Want to know what torture feels like but don’t feel like going to Iraq? Give the V-Sit a try!
You know I’m only kidding but this exercise will truly test your spirit. Get ready to have cramps and have the wind sucked out of your lungs.
It’s hard but hard work always pays off! You’ll be glad you went through this ordeal when you’ll have developed such compression power that you could almost (“almost” being the operative word here) haul a tank with the power of your abs.
As we did with feat #01, let’s not get ahead of ourselves, though. Before we can dream about cracking nuts with our 6-pack, we first got to get it in proper condition.
Progression I: the Hanging Knee Raise
The perfect move to start working towards the V-Sit is the regular hanging knee raise. Just like the plank, it’s nothing to write home about, but it’s a useful exercise nonetheless to get us started on the right foot. For this progression (and the few that follow), you’ll need a pull-up bar or any object you can hang from as we’ll be using our legs to provide the resistance/tension necessary to working our core. Hanging from that bar, you will thus:
- Lift your knees up until your thighs are parallel to the floor;
- Pause for a sec;
- Bring your legs back to their resting position.
Your arms should be extended and relaxed during the entire exercise, and you should really focus on using your lower abs to have your knees move up.
Progression II: the Hanging Leg Raise
Once again, the difficulty will be upped by playing with levers and decreasing our mechanical advantage.
By keeping our legs straight instead of bending at the knees, we’ll bring the weight further away from our center, which will in turn increase the torque on our abdominals.
In essence, the move will remain the same; hanging from a bar, lift your legs until they’re parallel to the floor, then bring them back down in a controlled manner.
Progression III: the Tuck L-Sit
OK, we’ve done enough raises for now; it’s time to move to isometric exercises that will better mimic the mechanics of the V-Sit and which will prepare us for the later progressions.

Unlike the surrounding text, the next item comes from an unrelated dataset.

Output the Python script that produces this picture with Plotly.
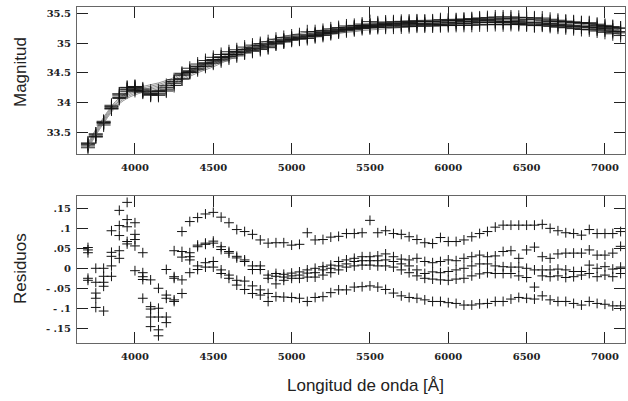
import plotly.graph_objects as go

# Wavelength grid (Angstrom)
wave = list(range(3700, 7101, 50))

# Base model magnitude curve
base_mag = [33.27, 33.50, 33.70, 33.89, 34.03, 34.12, 34.18, 34.22, 34.25, 34.28,
            34.32, 34.37, 34.43, 34.49, 34.55, 34.60, 34.65, 34.71, 34.77, 34.82,
            34.87, 34.91, 34.95, 34.99, 35.03, 35.06, 35.09, 35.11, 35.13, 35.15,
            35.17, 35.19, 35.21, 35.23, 35.24, 35.26, 35.27, 35.28, 35.29, 35.30,
            35.31, 35.32, 35.33, 35.335, 35.34, 35.345, 35.35, 35.355, 35.36, 35.36,
            35.365, 35.365, 35.365, 35.36, 35.36, 35.355, 35.35, 35.345, 35.34, 35.33,
            35.32, 35.31, 35.30, 35.29, 35.275, 35.26, 35.24, 35.22, 35.19]

# Residuals (as displayed in the lower panel) for five spectra
resid_s1 = [0.052, 0.000, 0.000, 0.094, 0.145, 0.165, 0.114, 0.039, -0.029, -0.050,
            -0.003, 0.044, 0.092, 0.117, 0.127, 0.136, 0.140, 0.128, 0.114, 0.097,
            0.092, 0.085, 0.071, 0.063, 0.064, 0.064,
            0.058, 0.060, 0.089, 0.071, 0.072, 0.078, 0.080, 0.087, 0.087, 0.089,
            0.120, 0.089, 0.094, 0.087, 0.085, 0.079, 0.072, 0.064, 0.062, 0.077,
            0.067, 0.067, 0.071, 0.079, 0.087, 0.092, 0.103, 0.108, 0.108, 0.108,
            0.108, 0.108, 0.110, 0.100, 0.094, 0.089, 0.087, 0.083, 0.097, 0.087,
            0.087, 0.087, 0.092]
resid_s2 = [0.046, -0.035, -0.020, 0.040, 0.107, 0.122, 0.085, -0.011, -0.096, -0.100,
            -0.067, -0.021, 0.042, 0.039, 0.058, 0.063, 0.068, 0.054, 0.042, 0.030,
            0.021, 0.006, 0.006, -0.017, -0.013, -0.015,
            -0.012, -0.009, -0.004, 0.000, 0.004, 0.008, 0.017, 0.021, 0.025, 0.029,
            0.029, 0.031, 0.036, 0.029, 0.023, 0.021, 0.025, 0.017, 0.014, 0.017,
            0.021, 0.019, 0.025, 0.029, 0.033, 0.029, 0.031, 0.042, 0.044, 0.025,
            0.046, 0.053, 0.029, 0.025, 0.036, 0.038, 0.038, 0.038, 0.046, 0.033,
            0.033, 0.038, 0.055]
resid_s3 = [0.039, -0.062, -0.035, 0.030, 0.082, 0.104, 0.072, -0.021, -0.102, -0.122,
            -0.075, -0.025, 0.028, 0.029, 0.054, 0.060, 0.063, 0.047, 0.038, 0.026,
            0.017, -0.003, -0.003, -0.025, -0.020, -0.022,
            -0.019, -0.017, -0.012, -0.011, -0.004, 0.000, 0.006, 0.011, 0.017, 0.019,
            0.019, 0.019, 0.021, 0.017, 0.011, 0.006, -0.004, -0.013, -0.009, -0.011,
            -0.008, -0.004, 0.000, 0.006, 0.011, 0.011, 0.006, 0.004, 0.003, 0.003,
            0.000, -0.004, -0.004, -0.004, -0.002, -0.004, -0.008, -0.008, 0.008, 0.000,
            0.004, -0.002, 0.003]
resid_s4 = [-0.025, -0.075, -0.045, 0.006, 0.044, 0.067, 0.056, -0.028, -0.122, -0.154,
            -0.122, -0.079, -0.029, 0.021, 0.006, 0.014, 0.017, -0.004, -0.017, -0.030,
            -0.032, -0.044, -0.054, -0.063, -0.039, -0.030,
            -0.025, -0.025, -0.022, -0.022, -0.017, -0.011, -0.004, 0.003, 0.006, 0.008,
            0.008, 0.006, 0.006, 0.003, -0.004, -0.011, -0.019, -0.025, -0.027, -0.029,
            -0.030, -0.027, -0.025, -0.019, -0.014, -0.011, -0.013, -0.013, -0.013, -0.019,
            -0.023, -0.047, -0.019, -0.021, -0.019, -0.023, -0.021, -0.017, -0.013, -0.021,
            -0.017, -0.021, -0.013]
resid_s5 = [-0.030, -0.098, -0.107, -0.020, 0.025, 0.061, -0.006, -0.075, -0.146, -0.169,
            -0.136, -0.083, -0.063, -0.011, -0.003, 0.003, 0.003, -0.013, -0.025, -0.042,
            -0.053, -0.063, -0.067, -0.083, -0.071, -0.072,
            -0.073, -0.075, -0.083, -0.073, -0.071, -0.061, -0.054, -0.054, -0.047, -0.046,
            -0.044, -0.047, -0.053, -0.062, -0.069, -0.073, -0.075, -0.079, -0.083, -0.083,
            -0.086, -0.088, -0.092, -0.092, -0.089, -0.088, -0.083, -0.083, -0.077, -0.073,
            -0.075, -0.077, -0.069, -0.079, -0.083, -0.083, -0.088, -0.092, -0.083, -0.088,
            -0.090, -0.094, -0.094]
residuals = [resid_s1, resid_s2, resid_s3, resid_s4, resid_s5]

# Vertical display offsets used in the residual panel, and model offsets in the top panel
display_offset = [0.08, 0.02, 0.0, -0.02, -0.08]
model_offset = [0.05, 0.025, 0.0, -0.025, -0.05]

x_ticks = [4000, 4500, 5000, 5500, 6000, 6500, 7000]
mag_ticks = [33.5, 34, 34.5, 35, 35.5]
mag_ticktext = ["33.5", "34", "34.5", "35", "35.5"]
res_ticks = [-0.15, -0.1, -0.05, 0, 0.05, 0.1, 0.15]
res_ticktext = ["- .15", "- .1", "- .05", "0", ".05", ".1", ".15"]

fig = go.Figure()

for res, doff, moff in zip(residuals, display_offset, model_offset):
    model = [b + moff for b in base_mag]
    obs = [m + r - doff for m, r in zip(model, res)]
    fig.add_trace(go.Scatter(x=wave, y=model, mode="lines", line_shape="spline",
                             line=dict(color="#666", width=0.7),
                             xaxis="x", yaxis="y", showlegend=False, hoverinfo="skip"))
    fig.add_trace(go.Scatter(x=wave, y=obs, mode="markers",
                             marker=dict(symbol="cross-thin", size=10,
                                         line=dict(color="#111", width=0.9)),
                             xaxis="x", yaxis="y", showlegend=False))
    fig.add_trace(go.Scatter(x=wave, y=res, mode="markers",
                             marker=dict(symbol="cross-thin", size=7,
                                         line=dict(color="#111", width=1)),
                             xaxis="x2", yaxis="y2", showlegend=False))

tickfont = dict(family="DejaVu Serif", size=10, color="#222", weight="bold")
common = dict(showline=True, linecolor="#666", linewidth=1, mirror="ticks",
              ticks="inside", ticklen=11, tickwidth=1.4, tickcolor="#222",
              showgrid=False, zeroline=False, tickfont=tickfont)

fig.update_layout(
    width=628, height=401,
    margin=dict(l=77, r=3, t=7, b=58),
    paper_bgcolor="white", plot_bgcolor="white",
    xaxis=dict(domain=[0, 1], anchor="y", range=[3630, 7128], tickvals=x_ticks,
               ticklabelstandoff=4, **common),
    yaxis=dict(domain=[0.5625, 1], anchor="x", range=[33.135, 35.606],
               tickvals=mag_ticks, ticktext=mag_ticktext, ticklabelstandoff=3, **common),
    xaxis2=dict(domain=[0, 1], anchor="y2", range=[3630, 7128], tickvals=x_ticks,
                ticklabelstandoff=4, **common),
    yaxis2=dict(domain=[0, 0.4375], anchor="x2", range=[-0.187, 0.181],
                tickvals=res_ticks, ticktext=res_ticktext, ticklabelstandoff=3, **common),
    annotations=[
        dict(text="Magnitud", xref="paper", yref="paper", x=-0.104, y=0.8065,
             textangle=-90, showarrow=False, xanchor="center", yanchor="middle",
             font=dict(family="Liberation Sans", size=17, color="#222")),
        dict(text="Residuos", xref="paper", yref="paper", x=-0.104, y=0.22,
             textangle=-90, showarrow=False, xanchor="center", yanchor="middle",
             font=dict(family="Liberation Sans", size=17, color="#222")),
        dict(text="Longitud de onda [Å]", xref="paper", yref="paper", x=0.527, y=-0.125,
             showarrow=False, xanchor="center", yanchor="middle",
             font=dict(family="Liberation Sans", size=17, color="#222")),
    ],
)

fig.write_html("out.html", config={"displayModeBar": False},
               post_script="document.body.style.margin='0';document.body.style.overflow='hidden';")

In a way, the Tuck L-Sit can be considered to be a knee raise where you will be holding the knees up for a certain amount of time. The big difference between the two exercises, if not for the static hold, lies in the fact that the Tuck L-Sit is performed right on the floor or using parallettes.

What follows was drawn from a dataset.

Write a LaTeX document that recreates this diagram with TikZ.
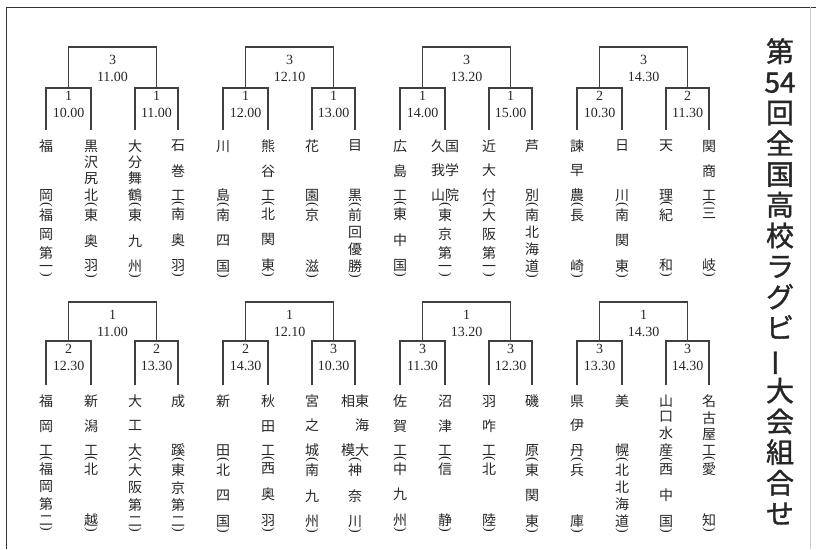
\documentclass[tikz,border=0pt]{standalone}
\usepackage{fontspec}
\setmainfont{Liberation Serif}
\newfontfamily\jp{Noto Sans CJK JP}
\newfontfamily\jptitle[FakeBold=1.2]{Noto Sans CJK JP}

% a column of characters spread over a fixed height
\def\vspreadloop#1{\hbox to 14pt{\hss#1\hss}\futurelet\vnext\vspreadcheck}
\def\vspreadcheck{\ifx\vnext\relax\expandafter\vspreadstop\else\vfill\expandafter\vspreadloop\fi}
\def\vspreadstop\relax{}
\newcommand\vname[2]{\vbox to #1{\offinterlineskip\vspreadloop#2\relax}}
% vertical brackets
\newcommand\vparen[2]{\vbox to #1{\vss\hbox to 30pt{\hss\rotatebox[origin=c]{-90}{\fontspec{Liberation Serif}#2}\hss}\vss}}
% team name, then its region in brackets
\newcommand\team[2]{\vbox{\offinterlineskip
  \hbox to 30pt{\hss\vname{60pt}{#1}\hss}
  \vparen{8pt}{(}
  \hbox to 30pt{\hss\vname{62pt}{#2}\hss}
  \vparen{8pt}{)}}}
\newcommand\teamw[3]{\vbox{\offinterlineskip
  \hbox to 30pt{\hss\vname{60pt}{#1}\vname{60pt}{#2}\hss}
  \vparen{8pt}{(}
  \hbox to 30pt{\hss\vname{62pt}{#3}\hss}
  \vparen{8pt}{)}}}

\tikzstyle{team}=[anchor=north, inner sep=0pt, outer ysep=10pt, text=black!85, font=\jp\fontsize{14}{14}\selectfont]
\tikzstyle{match}=[anchor=north, align=center, inner xsep=0pt, inner ysep=3pt, text=black!85, font=\fontsize{14}{17}\selectfont]
\tikzstyle{final}=[match, inner ysep=8pt]
\tikzstyle{bracket}=[line width=1.5pt, draw=black!75]
\tikzstyle{title}=[anchor=north, align=center, inner sep=0pt, text=black!85, font=\jptitle\fontsize{28}{30.7}\selectfont]

\begin{document}
\begin{tikzpicture}[x=1pt,y=-1pt]
    \useasboundingbox (0,0) rectangle (816,549);

    %frame
    \draw[black!80, line width=1pt] (6,549) |- (816,7);
    \draw[black!20] (810,7) -- (810,549);

    %top row teams
    \node[team] (t1) at (46,130) {\team{福岡}{福岡第一}};
    \node[team] (t2) at (91,130) {\team{黒沢尻北}{東奥羽}};
    \node[team] (t3) at (135,130) {\team{大分舞鶴}{東九州}};
    \node[team] (t4) at (178,130) {\team{石巻工}{南奥羽}};
    \node[team] (t5) at (223,130) {\team{川島}{南四国}};
    \node[team] (t6) at (268,130) {\team{熊谷工}{北関東}};
    \node[team] (t7) at (312,130) {\team{花園}{京滋}};
    \node[team] (t8) at (355,130) {\team{目黒}{前回優勝}};
    \node[team] (t9) at (400,130) {\team{広島工}{東中国}};
    \node[team] (t10) at (445,130) {\teamw{久我山}{国学院}{東京第一}};
    \node[team] (t11) at (489,130) {\team{近大付}{大阪第一}};
    \node[team] (t12) at (532,130) {\team{芦別}{南北海道}};
    \node[team] (t13) at (577,130) {\team{諫早農}{長崎}};
    \node[team] (t14) at (622,130) {\team{日川}{南関東}};
    \node[team] (t15) at (666,130) {\team{天理}{紀和}};
    \node[team] (t16) at (709,130) {\team{関商工}{三岐}};

    %bottom row teams
    \node[team] (t17) at (46,385) {\team{福岡工}{福岡第二}};
    \node[team] (t18) at (91,385) {\team{新潟工}{北越}};
    \node[team] (t19) at (135,385) {\team{大工大}{大阪第二}};
    \node[team] (t20) at (178,385) {\team{成蹊}{東京第二}};
    \node[team] (t21) at (223,385) {\team{新田}{北四国}};
    \node[team] (t22) at (268,385) {\team{秋田工}{西奥羽}};
    \node[team] (t23) at (312,385) {\team{宮之城}{南九州}};
    \node[team] (t24) at (355,385) {\teamw{相模}{東海大}{神奈川}};
    \node[team] (t25) at (400,385) {\team{佐賀工}{中九州}};
    \node[team] (t26) at (445,385) {\team{沼津工}{信静}};
    \node[team] (t27) at (489,385) {\team{羽咋工}{北陸}};
    \node[team] (t28) at (532,385) {\team{磯原}{東関東}};
    \node[team] (t29) at (577,385) {\team{県伊丹}{兵庫}};
    \node[team] (t30) at (622,385) {\team{美幌}{北北海道}};
    \node[team] (t31) at (666,385) {\team{山口水産}{西中国}};
    \node[team] (t32) at (709,385) {\team{名古屋工}{愛知}};

    %first matches
    \node[match] (s1) at (68.5,88) {1\\10.00};
    \node[match] (s2) at (156.5,88) {1\\11.00};
    \node[match] (s3) at (245.5,88) {1\\12.00};
    \node[match] (s4) at (333.5,88) {1\\13.00};
    \node[match] (s5) at (422.5,88) {1\\14.00};
    \node[match] (s6) at (510.5,88) {1\\15.00};
    \node[match] (s7) at (599.5,88) {2\\10.30};
    \node[match] (s8) at (687.5,88) {2\\11.30};
    \node[match] (s9) at (68.5,341) {2\\12.30};
    \node[match] (s10) at (156.5,341) {2\\13.30};
    \node[match] (s11) at (245.5,341) {2\\14.30};
    \node[match] (s12) at (333.5,341) {3\\10.30};
    \node[match] (s13) at (422.5,341) {3\\11.30};
    \node[match] (s14) at (510.5,341) {3\\12.30};
    \node[match] (s15) at (599.5,341) {3\\13.30};
    \node[match] (s16) at (687.5,341) {3\\14.30};

    %second matches
    \node[final] (f1) at (112.5,47) {3\\11.00};
    \node[final] (f2) at (289.5,47) {3\\12.10};
    \node[final] (f3) at (466.5,47) {3\\13.20};
    \node[final] (f4) at (643.5,47) {3\\14.30};
    \node[final] (f5) at (112.5,302) {1\\11.00};
    \node[final] (f6) at (289.5,302) {1\\12.10};
    \node[final] (f7) at (466.5,302) {1\\13.20};
    \node[final] (f8) at (643.5,302) {1\\14.30};

    %brackets
    \foreach \i in {1,...,16}{
        \pgfmathtruncatemacro\a{2*\i-1}\pgfmathtruncatemacro\b{2*\i}
        \draw[bracket] (t\a.north) |- (s\i.north) -| (t\b.north);}
    \foreach \i in {1,...,8}{
        \pgfmathtruncatemacro\a{2*\i-1}\pgfmathtruncatemacro\b{2*\i}
        \draw[bracket] (s\a.north) |- (f\i.north) -| (s\b.north);}

    %title
    \node[title] (title) at (780,38) {第\\54\\回\\全\\国\\高\\校\\ラ\\グ\\ビ\\\rotatebox[origin=c]{90}{ー}\\大\\会\\組\\合\\せ};

\end{tikzpicture}
\end{document}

Using your hands, you will be pushing down on the ground to depress your shoulders and raise your butt. Then, the knees will be coming up.
Progression IV: the Tuck L-Sit with Extension
Increase the difficulty of the previous exercise by extending your legs for a brief moment.
When you’re in the Tuck L-Sit position, straighten your legs, then bring them back in a tuck… That will count for 1 rep.
Progression V: the L-Sit
If the Dragon Flag was one of Bruce Lee’s favorites, the L- Sit is definitely one of mine. It will destroy your abs and bring a smile of satisfaction to your lips.
Now, beware that your thighs and abs might cramp up at first as your muscles get used to being under such levels of tension… but the feeling eventually goes away as you toughen up and your muscular fibers turn to steel.
For the L-Sit (as for the V-Sit), even though you can execute the sets on parallettes like I said, I recommend you stick to the floor. Why? Not only because we want to be reliant on as little equipment as possible, this is the harder variation that will give you the best bang for your buck and also ensure you keep a strict form.
For the L-Sit, sitting on the ground with your legs together, you will:
- Press down with your hands to elevate your hips;
- Contract your abdominals to bring your feet in line with your pelvis;
- Hold the position with knees and elbows locked.
Progression VI: the Toes-to-Bar
This drill is not part of the progressions per se but rather one of the preparatory exercises. I didn’t include it at the beginning for a simple reason: it requires a good deal of strength. That’s why you will only start working it as you progress from L-Sit to V-Sit.
As the L-Sit becomes easier and you feel ready to “open up” the angle, add 3 sets of toes-to-bar to facilitate the transition between the two moves. To perform toes-to-bar, hanging from a bar with your arms straight, you will:
- Pull down with your shoulder blades to stabilize the trunk;
- Tighten your midsection and, with your head going backwards, bring your feet up in an arc;
- Go up until your feet/shins touch the bar;
- Go back down while controlling the movement.
Final Progression: the V-Sit
The V-Sit is nothing but an L-Sit with your feet locked in a higher position than your hips… or rather an L-Sit with your legs reaching closer and closer to the vertical as if they were the hands on a watch and you were trying to turn back time.
As the angle between your feet and the floor increases, you’ll feel your abs getting tighter and tighter, like a foam ball you’re squeezing in the palm of your hand.
This is where your compression power will shoot through the roof. Where you will develop insane levels of strength!
When you can keep the position still for about 15-20 seconds, move up a few more degrees.